ATLANTA — Faster than Bobby Cox could clean out his office, Atlanta GM Frank Wren already has restocked the Braves' roster for new manager Fredi Gonzalez.
The small, blue nameplate outside the manager's office at Turner Field still says "Bobby Cox." Gonzalez says he has assured the newly retired Cox there's no rush to clear out his belongings. The focus this winter has been on adding players' nameplates for the clubhouse.
Wren has hustled to address the team's top offseason concerns.
Dan Uggla was acquired from Florida to add a power-hitting right-handed bat to the lineup, and Wren added two veterans — left-hander George Sherrill and right-hander Scott Linebrink — to a bullpen which lost closer Billy Wagner and Takashi Saito.
"We'll continue to look and see if there's other areas to improve the club," Wren said Friday after returning from winter meetings. "But I think, really, all of our big pieces are done."
The general manager also claimed Joe Mather off waivers from the Cardinals to serve in a utility role. Eric Hinske was re-signed for another year in his role as a top pinch-hitter and utility player. Hinske is insurance at first base for rookie starter Freddie Freeman.
Also, right-handed reliever Scott Proctor was re-signed.
There's a longer list of departed players.
Wagner retired, while Saito and reliever Kyle Farnsworth were not re-signed.
To clear room for Freeman, the Braves did not attempt to re-sign first basemen Derrek Lee and Troy Glaus. Outfielders Matt Diaz, Melky Cabrera and Rick Ankiel also are gone. All-Star infielder Omar Infante and left-handed reliever Mike Dunn were sent to the Marlins for Uggla.
Wren still hopes to trade right-hander Kenshin Kawakami and negotiate an extension for Uggla, whose contract expires after the 2011 World Series.
Uggla, 30, turned down the Marlins' last offer of $48 million over four years. He could earn $10 million or more in salary arbitration in 2011. Based on the $126 million, seven-year contract awarded to Jayson Werth by the Washington Nationals, Uggla could have new bargaining strength in his talks with the Braves.
Wren said Werth's contract doesn't set a new benchmark for Uggla, at least from the Braves' view.
"It does not," Wren said. "Every team has their own economics that they have to deal with.

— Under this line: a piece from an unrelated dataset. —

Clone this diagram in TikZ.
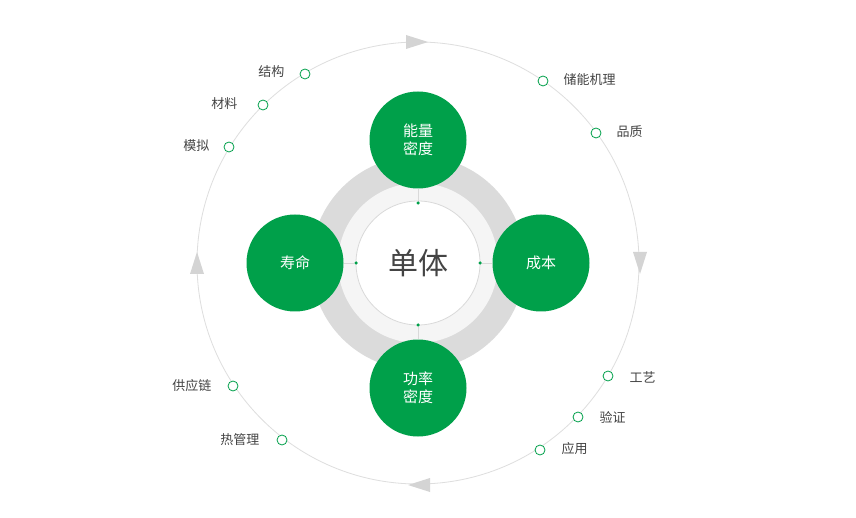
\documentclass[tikz,border=0pt]{standalone}
\usepackage{fontspec}
\setmainfont{Noto Sans CJK SC}
\begin{document}
\begin{tikzpicture}[x=1pt,y=-1pt,
  big/.style={circle,fill=mygreen,minimum size=97pt,inner sep=0pt,text=white,font=\fontsize{15}{18}\selectfont,align=center},
  sm/.style={circle,draw=mygreen,fill=white,line width=0.8pt,minimum size=10pt,inner sep=0pt},
  lab/.style={text=txtgray,font=\fontsize{13}{15}\selectfont},
  dot/.style={circle,fill=mygreen,minimum size=3.5pt,inner sep=0pt},
  tri/.style={fill=arrgray}]
\definecolor{mygreen}{HTML}{00A04A}
\definecolor{txtgray}{HTML}{444444}
\definecolor{arrgray}{HTML}{D4D4D4}
\useasboundingbox (0,0) rectangle (856,518);
\fill[white] (0,0) rectangle (856,518);
\coordinate (c) at (418,263);
\draw[line width=0.8pt,draw=black!13] (c) circle (221);
\fill[black!14] (c) circle (107);
\fill[black!4] (c) circle (80);
\draw[black!15,fill=white,line width=0.8pt] (c) circle (62);
\node[text=txtgray,font=\fontsize{30}{34}\selectfont] (ct) at (c) {单体};
% arrows on outer circle
\fill[tri] (406,35) -- (428,42) -- (406,49) -- cycle;
\fill[tri] (633,252) -- (640,274) -- (647,252) -- cycle;
\fill[tri] (430,478) -- (408,485) -- (430,492) -- cycle;
\fill[tri] (190,274) -- (197,252) -- (204,274) -- cycle;
% dots and ticks
\node[dot] (d1) at (418,203) {};
\node[dot] (d2) at (418,325) {};
\node[dot] (d3) at (356,263) {};
\node[dot] (d4) at (480,263) {};
\node[big] (n1) at (418,140) {能量\\密度};
\node[big] (n2) at (418,388) {功率\\密度};
\node[big] (n3) at (295,263) {寿命};
\node[big] (n4) at (541,263) {成本};
\draw[black!15,line width=0.8pt] (d1) -- (n1) (d2) -- (n2) (d3) -- (n3) (d4) -- (n4);
% outer items
\node[sm] (s1) at (305,74) {}; \node[lab,anchor=east] at (288,72) {结构};
\node[sm] (s2) at (263,105) {}; \node[lab,anchor=east] at (241,104) {材料};
\node[sm] (s3) at (229,147) {}; \node[lab,anchor=east] at (213,146) {模拟};
\node[sm] (s4) at (543,81) {}; \node[lab,anchor=west] at (560,80) {储能机理};
\node[sm] (s5) at (596,133) {}; \node[lab,anchor=west] at (613,132) {品质};
\node[sm] (s6) at (608,376) {}; \node[lab,anchor=west] at (626,377) {工艺};
\node[sm] (s7) at (578,417) {}; \node[lab,anchor=west] at (596,417) {验证};
\node[sm] (s8) at (540,450) {}; \node[lab,anchor=west] at (558,449) {应用};
\node[sm] (s9) at (233,386) {}; \node[lab,anchor=east] at (215,386) {供应链};
\node[sm] (s10) at (282,440) {}; \node[lab,anchor=east] at (263,440) {热管理};
\end{tikzpicture}
\end{document}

There's 30 teams and we all have different revenues, we all have different expenses. We're all working individually with what we can do."
Wren said it is too early to know if big contracts given to Werth, Carl Crawford and others this winter will make it more difficult for the Braves to keep Uggla for more than one season.
"I don't know. When we get into our negotiations, we'll find out," Wren said. "We'll find out what the expectations are and who the comparables are and we'll see how that factors in.
"From our perspective, we know where we want to go with the contract and we'll let those negotiations take place."
Terry Bross, Uggla's agent, has said he's willing to discuss a multiyear contract with the Braves.
Uggla, a two-time All-Star, hit .287 with 33 homers and 105 RBIs last season. He has hit more than 30 homers in four straight seasons and will combine with Alex Gonzalez to give the Braves two middle infielders with power.
The Braves' lineup also features Martin Prado, the NL All-Star starter at second base last season who is moving to left field, All-Star catcher Brian McCann and right fielder Jason Heyward, who as a rookie was voted to start in the All-Star game. An injury kept Heyward from playing in the game, but he returned to finish at .277 with 18 homers and 72 RBIs.
Heyward, the runner-up in the NL Rookie of the Year voting, is the only sure thing in the outfield. Prado could play third base if Chipper Jones, 38, cannot return from knee surgery. Nate McLouth will have the first chance in center field, but he hit only .190 last season.
The Braves are encouraged by Jones' progress, but there could be a shortage of outfielders if Prado is needed at third base. The team could add an outfielder before spring training.
Wren acted quickly to replenish the bullpen. A pair of 2010 rookies, Jonny Venters (1.95 ERA, 93 strikeouts in 83 innings) and Craig Kimbrel (0.44 ERA, 40 Ks in 20 2-3 innings), could share the closer's role.
Gonzalez said Sherrill, who was an All-Star with Baltimore in 2008, when he had 31 saves, will be more than a specialist brought in to face one left-hander.
"I'm not looking at him as a strictly left-handed, situational guy," Gonzalez said. "I'm looking at him as a guy who can help the bullpen."
No tweaking is necessary in the rotation, which returns Tim Hudson, Derek Lowe, Tommy Hanson and Jair Jurrjens.